To the atheists: it is plainly ignorant to merely assert that there is not and has never been a good reason for believing in some divine being. You may not be convinced, but it does not show any intelligence to regard the rational case for such a being as never opened. The burden of proof is certainly on the theists, but that does not mean that theists have never advanced some case. If you are to be defenders of reason, then what is required of you is that you practice what you preach - so you can do your research, figure out what is wrong with our arguments, and then rebuke us in our fallacies or falsehood. Or maybe (God willing) be convinced!

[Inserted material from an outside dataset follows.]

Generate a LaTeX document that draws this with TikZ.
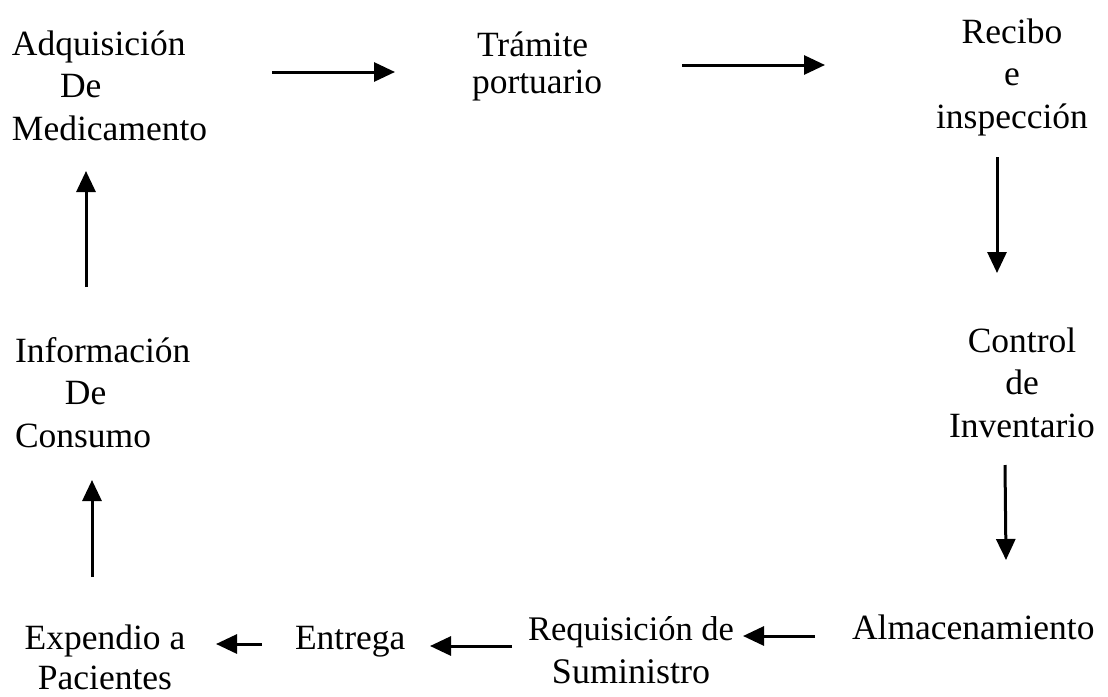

Furthermore, and this case bothers me in particular, it is not true that "one can obviously have ethics without God." I think one can have ethics without God, but it is not obvious, and the sooner one realizes that it is going to take some argumentation, the better. What is the basis of this morality? How can one know what the right course of action is? Is it universal, and what makes others obliged to follow moral precepts? These are all questions that cannot be answered by asserting that atheists have an answer. Like I said, I think atheists do have an answer - but it is not the case merely because I have asserted it. I used to be a utilitarian (which is the only system I can think of which does not require God - Humean ethics, the most common sense one, fails, in my opinion, but that's another discussion), and I can guarantee that some of the answers I had to give to these questions were not in the slightest the most intuitive. It seems to be the case that the truth of these matters, whatever it may be, is a lot more complicated than most believe. This has been known by the intellectual elite for a long time - it is now time for that elitism to be lessened and the doors to be opened to all.